Hapax legomenon


Every Hungarian knows where Újpest is: a former industrial town along the Danube, now the 4th and northernmost district of Budapest. But where is the Újpest Street? I mean, where is that Újpest Street, more than four hundred kilometers from Újpest, where only one number exists, the 50, and the houses to the left and right of it already bear the name of вулиця Петра Грози, the Romanian politician Petru Groza, who at the Alba Iulia meeting of 1918 first proposed the union of Transylvania with Romania, and who in 1945 became, with the support of the Soviet army, Prime Minister of the first Romanian Communist government, so that with all Ukrainian-Romanian tensions he deserves to have a street named after him in the Ukrainian Солотвино, the former Hungarian Aknaszlatina?

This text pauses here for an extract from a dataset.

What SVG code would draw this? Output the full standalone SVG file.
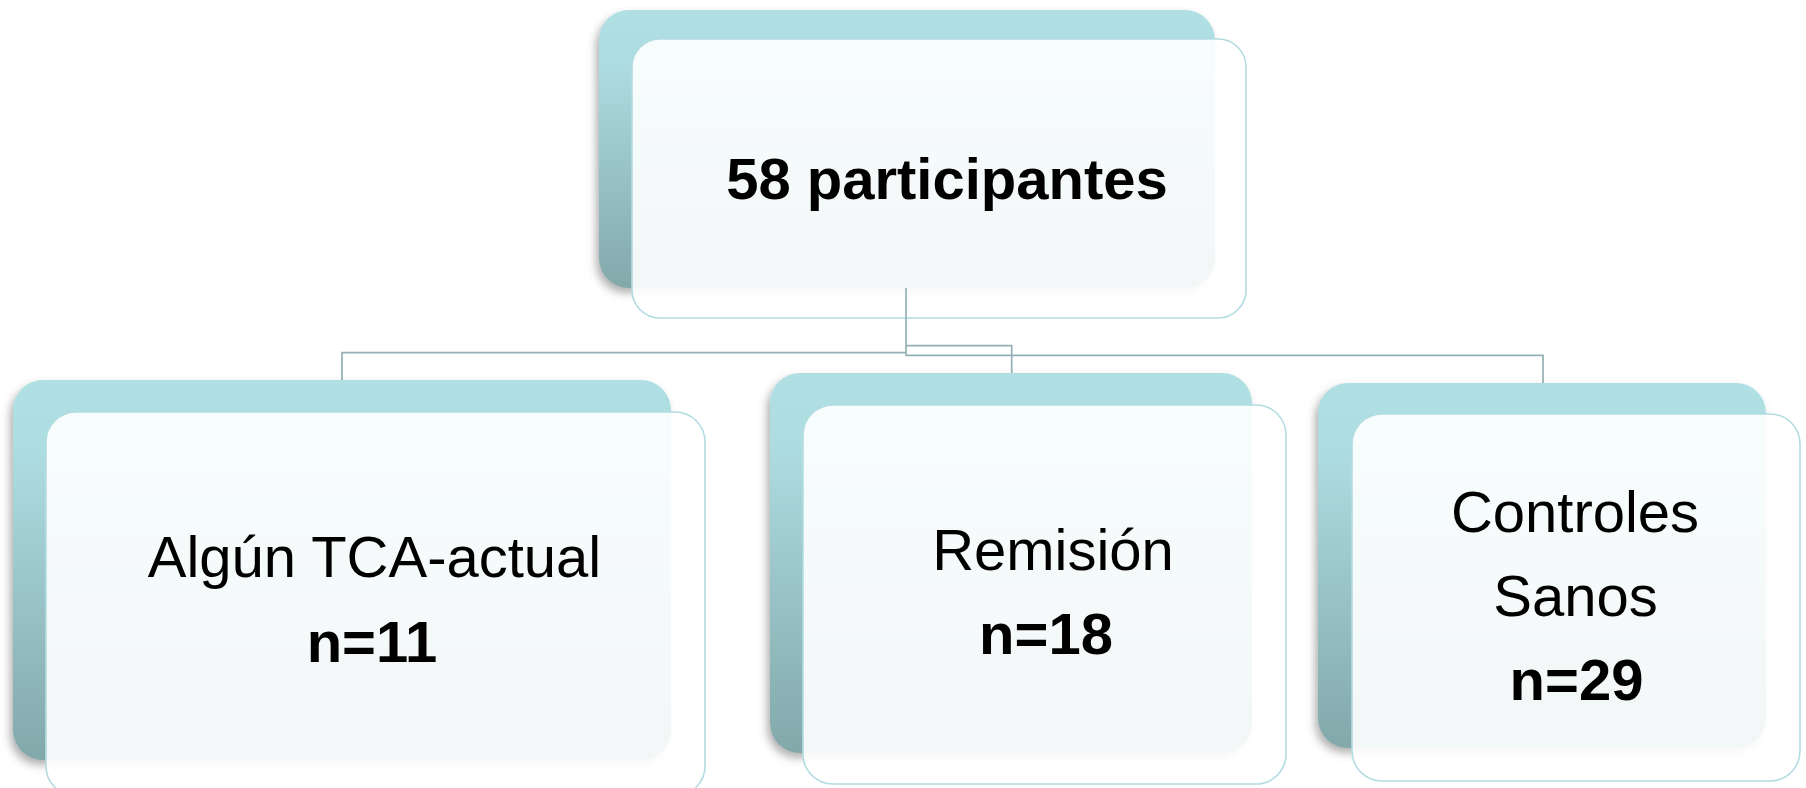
<svg xmlns="http://www.w3.org/2000/svg" width="1806" height="788" viewBox="0 0 1806 788">
  <defs>
    <linearGradient id="backGrad" x1="0" y1="0" x2="0" y2="1">
      <stop offset="0" stop-color="#B0E0E4"/>
      <stop offset="0.18" stop-color="#AEDDE1"/>
      <stop offset="1" stop-color="#82A8AA"/>
    </linearGradient>
    <filter id="shadow" x="-10%" y="-10%" width="120%" height="125%">
      <feDropShadow dx="-3" dy="5" stdDeviation="4" flood-color="#555" flood-opacity="0.45"/>
    </filter>
  </defs>
  <style>
    .back { fill: url(#backGrad); filter: url(#shadow); }
    .front { fill: #FFFFFF; fill-opacity: 0.9; stroke: #B3DCE1; stroke-width: 1.6; }
    .conn { fill: none; stroke: #93B1B4; stroke-width: 1.7; }
    .t { font-family: "Liberation Sans", Arial, sans-serif; font-size: 58px; fill: #000; text-anchor: middle; }
    .b { font-weight: bold; }
  </style>
  <rect width="1806" height="788" fill="#FFFFFF"/>

  <g id="node-top">
    <rect class="back" x="599" y="10" width="616" height="278" rx="30"/>
    <rect class="front" x="632" y="39" width="614" height="279" rx="28"/>
    <text class="t b" x="947" y="199">58 participantes</text>
  </g>

  <g id="connectors">
    <polyline class="conn" points="906,288 906,356"/>
    <polyline class="conn" points="906,352.7 342,352.7 342,380"/>
    <polyline class="conn" points="906,345.7 1011.7,345.7 1011.7,373"/>
    <polyline class="conn" points="906,355.3 1543,355.3 1543,383"/>
  </g>

  <g id="node-tca">
    <rect class="back" x="13" y="380" width="658" height="380" rx="30"/>
    <rect class="front" x="46" y="412" width="659" height="384" rx="30"/>
    <text class="t" x="374.5" y="577">Algún TCA-actual</text>
    <text class="t b" x="372" y="662">n=11</text>
  </g>

  <g id="node-remision">
    <rect class="back" x="770" y="373" width="482" height="380" rx="30"/>
    <rect class="front" x="803" y="405" width="483" height="379" rx="30"/>
    <text class="t" x="1053" y="570">Remisión</text>
    <text class="t b" x="1046" y="654">n=18</text>
  </g>

  <g id="node-controles">
    <rect class="back" x="1318" y="383" width="448" height="365" rx="30"/>
    <rect class="front" x="1352" y="414" width="448" height="367" rx="30"/>
    <text class="t" x="1575" y="532">Controles</text>
    <text class="t" x="1575.5" y="616">Sanos</text>
    <text class="t b" x="1576.5" y="700">n=29</text>
  </g>
</svg>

Between the Ukraine and Romania, the Tisza is the border, at the just recently opened border post a bilingual billboard proclaims: “The Tisza, which connects us.” In Sighetu Marmației, the former Hungarian Máramarossziget on the Romanian side, where even the Romanian shopkeepers willingly switch for Hungarian for the sake of the foreigner, the street named after the former Royal Romanian foreign minister Nicolae Titulescu, starting from the main square, unexpectedly runs against the border: originally it was obviously not intended for such a short span. A hundred meters and a hour later, on the other bank it leads as вулиця Сігітська, Sighet Street, on the main street, along which in the neighboring Tiszafejéregyháza (Біла Церква, Biserica Albă) the Hasids, cut off from Sighet in 1920, founded a cemetery which became silent in 1941, and to the statue of the 15th-century Moldavian prince Ștefan cel Mare, next to which at the corner, above the Raiffeisen bank machine, there appears, on only one house, the inscription Ujpesti-út, Újpest Street, certainly left there from the “Hungarian world” between 1938 and 1944. Ghost script at its best.